3) why does “ice cream” not ever show up as “ice_cream”? The documentation for ^original() specifically uses ice cream as an example. This code does not seem to follow the doc in that regard.
topic: ~test-original keep repeat ( "test original" )
u: STEP-ONE ( one )
# with trace simple fact input ~test-original
^log(\n your original input was %originalinput ) # your original input was test original oneToken
# TokenControl: DO_SUBSTITUTE_SYSTEM DO_NUMBER_MERGE DO_PROPERNAME_MERGE DO_DATE_MERGE DO_SPELLCHECK DO_INTERJECTION_SPLITTING DO_PARSE
$$_newText = "I do not eat cake, ice cream, or donuts"
^input($$_newText)
^next(INPUT)
# Original User Input: `` I do not eat cake , ice cream , or donuts `
# Tokenized into: I do not eat cake , ice cream , or donuts
# Actual used input: I do not eat cake , ice cream , or donuts
^log(\n next input done \n)
# next input done
^log(\n originalinput is %originalinput \n)
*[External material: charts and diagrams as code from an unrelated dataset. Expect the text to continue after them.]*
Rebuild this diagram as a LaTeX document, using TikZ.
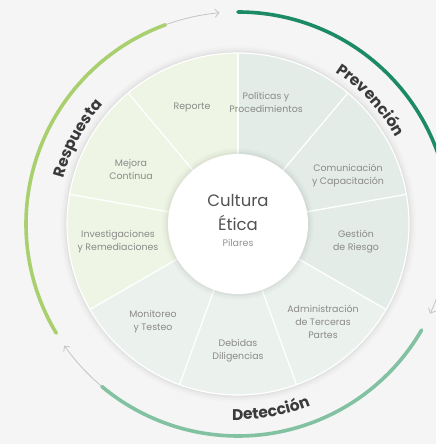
\documentclass[tikz,border=0pt]{standalone}
\usepackage{fontspec}
\setmainfont{Poppins}
\usetikzlibrary{arrows.meta,decorations.text,calc}
\definecolor{bg}{HTML}{F5F5F5}
\definecolor{respseg}{HTML}{EEF5E4}
\definecolor{prevseg}{HTML}{E3ECE7}
\definecolor{detseg}{HTML}{EBF1ED}
\definecolor{resparc}{HTML}{A9CF6E}
\definecolor{prevarc}{HTML}{1C8A66}
\definecolor{detarc}{HTML}{82C2A2}
\definecolor{lbl}{HTML}{3A3A3A}
\definecolor{seglbl}{HTML}{8A8A8A}
\definecolor{arrowgrey}{HTML}{C4C4C4}
\newcommand{\phaselabelfont}{\fontsize{15.5}{18}\selectfont\bfseries}
\begin{document}
\begin{tikzpicture}[x=1pt,y=1pt,
  seglabel/.style={align=center,text=seglbl,font=\fontsize{9.4}{13}\selectfont,inner sep=0pt},
  phasearc/.style={line width=3.6pt,line cap=round},
  greyarrow/.style={draw=arrowgrey,line width=0.8pt,-{Straight Barb[length=4pt,width=8pt]}},
  divider/.style={draw=white,line width=1.3pt}]
\useasboundingbox (0,0) rectangle (436,444);
\clip (0,0) rectangle (436,444);
\fill[bg] (0,0) rectangle (436,444);
\coordinate (O) at (238,220);
% soft shadow of ring
\foreach \r/\o in {178/0.012,176/0.018,174/0.022,172.5/0.028}{\fill[black,opacity=\o] (O) circle (\r);}
% segments
\foreach \a/\c in {90/respseg,130/respseg,170/respseg,210/detseg,250/detseg,290/detseg,330/prevseg,10/prevseg,50/prevseg}{
  \fill[\c] (O) -- ($(O)+(\a:171)$) arc[start angle=\a,end angle=\a+40,radius=171] -- cycle;}
\draw[white,line width=1.2pt] (O) circle (171);
\foreach \a in {90,130,170,210,250,290,330,10,50}{\draw[divider] (O) -- ($(O)+(\a:171)$);}
% centre circle with shadow
\foreach \r/\o in {76/0.015,74/0.02,72/0.03}{\fill[black,opacity=\o] (O) circle (\r);}
\fill[white] (O) circle (70);
\node[font=\fontsize{16.5}{22}\selectfont,text=black!68,align=center,inner sep=0pt] (c1) at (238,244) {Cultura};
\node[font=\fontsize{16.5}{22}\selectfont,text=black!68,align=center,inner sep=0pt] (c2) at (238,221) {Ética};
\node[font=\fontsize{9.5}{11}\selectfont,text=black!42,inner sep=0pt] (c3) at (238,201) {Pilares};
% segment labels
\node[seglabel] (reporte) at (192,337) {Reporte};
\node[seglabel] (politicas) at (266,342) {Políticas y\\Procedimientos};
\node[seglabel] (comunic) at (348,268) {Comunicación\\y Capacitación};
\node[seglabel] (gestion) at (356,202) {Gestión\\de Riesgo};
\node[seglabel] (admin) at (323,122) {Administración\\de Terceras\\Partes};
\node[seglabel] (debidas) at (238,93) {Debidas\\Diligencias};
\node[seglabel] (monitoreo) at (153,122) {Monitoreo\\y Testeo};
\node[seglabel] (investig) at (118,202) {Investigaciones\\y Remediaciones};
\node[seglabel] (mejora) at (131,275) {Mejora\\Continua};
% phase arcs
\draw[phasearc,resparc] ($(O)+(211:212)$) arc[start angle=211,end angle=110,radius=212];
\draw[phasearc,prevarc] ($(O)+(90:212)$) arc[start angle=90,end angle=-10,radius=212];
\draw[phasearc,detarc] ($(O)+(-30:212)$) arc[start angle=-30,end angle=-130,radius=212];
% grey arrows
\draw[greyarrow] ($(O)+(110:212)$) arc[start angle=110,end angle=95,radius=212];
\draw[greyarrow] ($(O)+(-10:212)$) arc[start angle=-10,end angle=-25,radius=212];
\draw[greyarrow] ($(O)+(-130:212)$) arc[start angle=-130,end angle=-145,radius=212];
% phase labels
\path[decorate,decoration={text along path,text={|\phaselabelfont|Respuesta},text align=center,text color=lbl}]
  ($(O)+(195:180)$) arc[start angle=195,end angle=109,radius=180];
\path[decorate,decoration={text along path,text={|\phaselabelfont|Prevención},text align=center,text color=lbl}]
  ($(O)+(86:180)$) arc[start angle=86,end angle=0,radius=180];
\path[decorate,decoration={text along path,text={|\phaselabelfont|Detección},text align=center,text color=lbl}]
  ($(O)+(-123:196)$) arc[start angle=-123,end angle=-37,radius=196];
\end{tikzpicture}
\end{document}
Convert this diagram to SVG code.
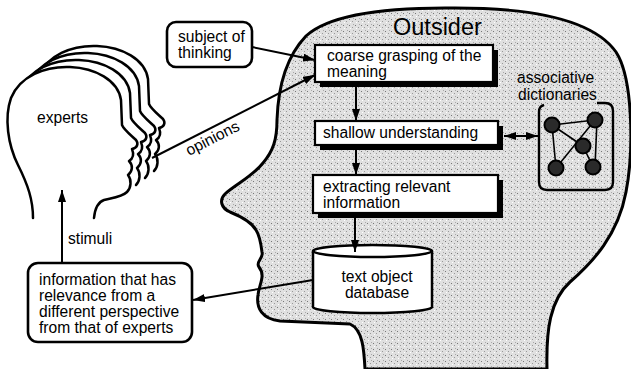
<svg xmlns="http://www.w3.org/2000/svg" xmlns:xlink="http://www.w3.org/1999/xlink" width="631" height="369" viewBox="0 0 631 369">
<defs>
<style>
.t{font-family:"Liberation Sans",Arial,Helvetica,sans-serif;font-size:15.6px;fill:#000}
.big{font-size:23.5px}
.ol{fill:none;stroke:#000;stroke-width:2.5;stroke-linejoin:round;stroke-linecap:round}
.box{fill:#fff;stroke:#000;stroke-width:2.2}
.rbox{fill:#fff;stroke:#000;stroke-width:2.6}
.sh{fill:#000}
.con{fill:none;stroke:#000;stroke-width:2}
.node{fill:#2a2a2a;stroke:#000;stroke-width:2}
.edge{fill:none;stroke:#000;stroke-width:1.6}
</style>
<pattern id="stip" width="6" height="6" patternUnits="userSpaceOnUse">
<rect width="6" height="6" fill="#e0e0e0"/>
<rect x="1" y="1" width="1" height="1" fill="#777"/>
<rect x="4" y="3" width="1" height="1" fill="#999"/>
<rect x="2" y="4" width="1" height="1" fill="#fff"/>
<rect x="5" y="0" width="1" height="1" fill="#aaa"/>
</pattern>
<marker id="ah" viewBox="0 0 12 8" refX="12" refY="4" markerWidth="12" markerHeight="8" markerUnits="userSpaceOnUse" orient="auto-start-reverse">
<path d="M0,0 L12,4 L0,8 Z" fill="#000"/>
</marker>
<path id="hline" d="M33,218 C33,200 28,185 18,165 C8,145 4,118 11,98 C20,76 45,66 70,67 C95,68 118,80 121,100 L122,125 C124,130 132,136 136,140 C139,144 137,148 132,149 C134,154 134,158 129,161 C133,165 133,171 128,175 C132,180 131,188 127,192"/>
<path id="hfill" d="M33,218 C33,200 28,185 18,165 C8,145 4,118 11,98 C20,76 45,66 70,67 C95,68 118,80 121,100 L122,125 C124,130 132,136 136,140 C139,144 137,148 132,149 C134,154 134,158 129,161 C133,165 133,171 128,175 C132,180 131,188 127,192 L60,200 Z"/>
</defs>
<rect width="631" height="369" fill="#fff"/>

<g id="outsider">
<path d="M365,369 C364,350 363,330 350,324 L280,321 C262,319 256,308 258,295 C259,284 266,276 259,267 C255,262 264,258 262,252 C261,244 260,236 256,230 C251,221 240,216 230,212 C221,208 219,200 225,194 C236,184 252,177 263,163 C273,151 277,140 277,120 C278,90 285,58 306,36 C330,14 385,8 445,8 C525,7 592,18 616,52 C633,78 634,150 626,192 C618,235 593,262 570,282 C550,300 546,330 547,369 Z" fill="url(#stip)" stroke="#000" stroke-width="3" stroke-linejoin="round"/>
<text class="t big" x="393" y="35">Outsider</text>
</g>

<g id="experts">
<use xlink:href="#hfill" href="#hfill" fill="#fff" stroke="none" transform="translate(27,-21)"/>
<use xlink:href="#hline" href="#hline" fill="none" stroke="#000" stroke-width="2.5" stroke-linejoin="round" stroke-linecap="round" transform="translate(27,-21)"/>
<use xlink:href="#hfill" href="#hfill" fill="#fff" stroke="none" transform="translate(18,-14)"/>
<use xlink:href="#hline" href="#hline" fill="none" stroke="#000" stroke-width="2.5" stroke-linejoin="round" stroke-linecap="round" transform="translate(18,-14)"/>
<use xlink:href="#hfill" href="#hfill" fill="#fff" stroke="none" transform="translate(9,-7)"/>
<use xlink:href="#hline" href="#hline" fill="none" stroke="#000" stroke-width="2.5" stroke-linejoin="round" stroke-linecap="round" transform="translate(9,-7)"/>
<path d="M33,218 C33,200 28,185 18,165 C8,145 4,118 11,98 C20,76 45,66 70,67 C95,68 118,80 121,100 L122,125 C124,130 132,136 136,140 C139,144 137,148 132,149 C134,154 134,158 129,161 C133,165 133,171 128,175 C132,180 131,188 127,192 C122,197 112,198 104,200 C98,202 95,208 94,218 Z" fill="#fff" stroke="none"/>
<path class="ol" d="M33,218 C33,200 28,185 18,165 C8,145 4,118 11,98 C20,76 45,66 70,67 C95,68 118,80 121,100 L122,125 C124,130 132,136 136,140 C139,144 137,148 132,149 C134,154 134,158 129,161 C133,165 133,171 128,175 C132,180 131,188 127,192 C122,197 112,198 104,200 C98,202 95,208 94,218"/>
<text class="t" x="37" y="123">experts</text>
</g>

<g id="subject">
<rect class="rbox" x="167" y="22" width="85" height="45" rx="9"/>
<text class="t" x="178" y="42">subject of</text>
<text class="t" x="178" y="58">thinking</text>
</g>

<g id="coarse">
<rect class="sh" x="320" y="50" width="178" height="37"/>
<rect class="box" x="315" y="45" width="178" height="37"/>
<text class="t" x="327" y="61">coarse grasping of the</text>
<text class="t" x="327" y="77">meaning</text>
</g>

<g id="shallow">
<rect class="sh" x="320" y="126" width="183" height="24"/>
<rect class="box" x="315" y="121" width="183" height="24"/>
<text class="t" x="323" y="138">shallow understanding</text>
</g>

<g id="extracting">
<rect class="sh" x="318" y="180" width="185" height="38"/>
<rect class="box" x="313" y="175" width="185" height="38"/>
<text class="t" x="323" y="192">extracting relevant</text>
<text class="t" x="323" y="208">information</text>
</g>

<g id="database">
<path d="M313,251 L313,307 A59.5,6 0 0 0 432,307 L432,251 A59.5,6 0 0 0 313,251 Z" fill="#fff" stroke="#000" stroke-width="2.5"/>
<path d="M313,251 A59.5,6 0 0 0 432,251" fill="none" stroke="#000" stroke-width="2.5"/>
<text class="t" x="377" y="282" text-anchor="middle">text object</text>
<text class="t" x="377" y="298" text-anchor="middle">database</text>
</g>

<g id="dictionaries">
<text class="t" x="517" y="83">associative</text>
<text class="t" x="518" y="100">dictionaries</text>
<path d="M597,103 L605,103 Q613,103 613,111 L613,182 Q613,190 605,190 L547,190 Q539,190 539,182 L539,112 Q539,106 544,105" fill="none" stroke="#000" stroke-width="2.4"/>
<line class="edge" x1="552" y1="125" x2="595" y2="120"/>
<line class="edge" x1="552" y1="125" x2="583" y2="146"/>
<line class="edge" x1="552" y1="125" x2="556" y2="168"/>
<line class="edge" x1="595" y1="120" x2="556" y2="168"/>
<line class="edge" x1="597" y1="120" x2="595" y2="167"/>
<line class="edge" x1="583" y1="146" x2="593" y2="167"/>
<circle class="node" cx="552" cy="125" r="7.5"/>
<circle class="node" cx="595" cy="120" r="7.5"/>
<circle class="node" cx="583" cy="146" r="7.5"/>
<circle class="node" cx="556" cy="168" r="7.5"/>
<circle class="node" cx="593" cy="167" r="7.5"/>
</g>

<g id="info">
<rect class="rbox" x="28" y="263" width="164" height="79" rx="10"/>
<text class="t" x="39" y="284.5">information that has</text>
<text class="t" x="39" y="300.5">relevance from a</text>
<text class="t" x="39" y="316.5">different perspective</text>
<text class="t" x="39" y="332.5">from that of experts</text>
</g>

<g id="connectors">
<line class="con" x1="252" y1="47" x2="315" y2="60" marker-end="url(#ah)"/>
<line class="con" x1="152" y1="158" x2="315" y2="75" marker-end="url(#ah)"/>
<text class="t" x="189" y="156" transform="rotate(-27 189 156)">opinions</text>
<line class="con" x1="356" y1="87" x2="356" y2="121" marker-end="url(#ah)"/>
<line class="con" x1="356" y1="150" x2="356" y2="175" marker-end="url(#ah)"/>
<line class="con" x1="355" y1="218" x2="355" y2="252" marker-end="url(#ah)"/>
<line class="con" x1="504" y1="136" x2="538" y2="136" marker-start="url(#ah)" marker-end="url(#ah)"/>
<line class="con" x1="313" y1="280" x2="193" y2="300" marker-end="url(#ah)"/>
<line class="con" x1="62" y1="263" x2="62" y2="190" marker-end="url(#ah)"/>
<text class="t" x="68" y="244">stimuli</text>
</g>
</svg>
# originalinput is test original one
^log(\n originalsentence is %originalsentence \n )
# originalsentence is I do not eat cake , ice cream , or donuts
@18 = ^tokenize( WORD %originalsentence \n)
^log(\n tokenized original sentence: length = ^length(@18) \n )
##<<
create ( I ^tokenize ^tokenize x1000010 ) Created 215754
....,...create ( do ^tokenize ^tokenize x1000010 ) Created 215755
....,...create ( not ^tokenize ^tokenize x1000010 ) Created 215756
....,...create ( eat ^tokenize ^tokenize x1000010 ) Created 215757
....,...create ( cake ^tokenize ^tokenize x1000010 ) Created 215758
....,...create ( , ^tokenize ^tokenize x1000010 ) Created 215759
....,...create ( ice ^tokenize ^tokenize x1000010 ) Created 215760
....,...create ( cream ^tokenize ^tokenize x1000010 ) Created 215761
....,...create ( , ^tokenize ^tokenize x1000010 ) Created 215762
....,...create ( or ^tokenize ^tokenize x1000010 ) Created 215763
....,...create ( donuts ^tokenize ^tokenize x1000010 ) Created 215764
....,...
tokenized original sentence: length = 11
##>>
@15 = ^tokenize( WORD $$_newText )
^log(\n tokenized newText: length = ^length(@15) \n)
##<<
create ( "I do not eat cake, ice cream, or donuts" ^tokenize ^tokenize x1000010 ) Created 215765
....,...
tokenized newText: length = 1
##>>
@19 = ^uniquefacts(@18 @15)
^log(\n created unique facts: length = ^length(@19) \n)
##<<
created unique facts: length = 11
....,.Result: NOPROBLEM Topic: ~test-original
##>>
if( ^length(@19) == 0){
\n they match!! \n
}else{
\n not sure what this means. \n
# this is the output
}
done!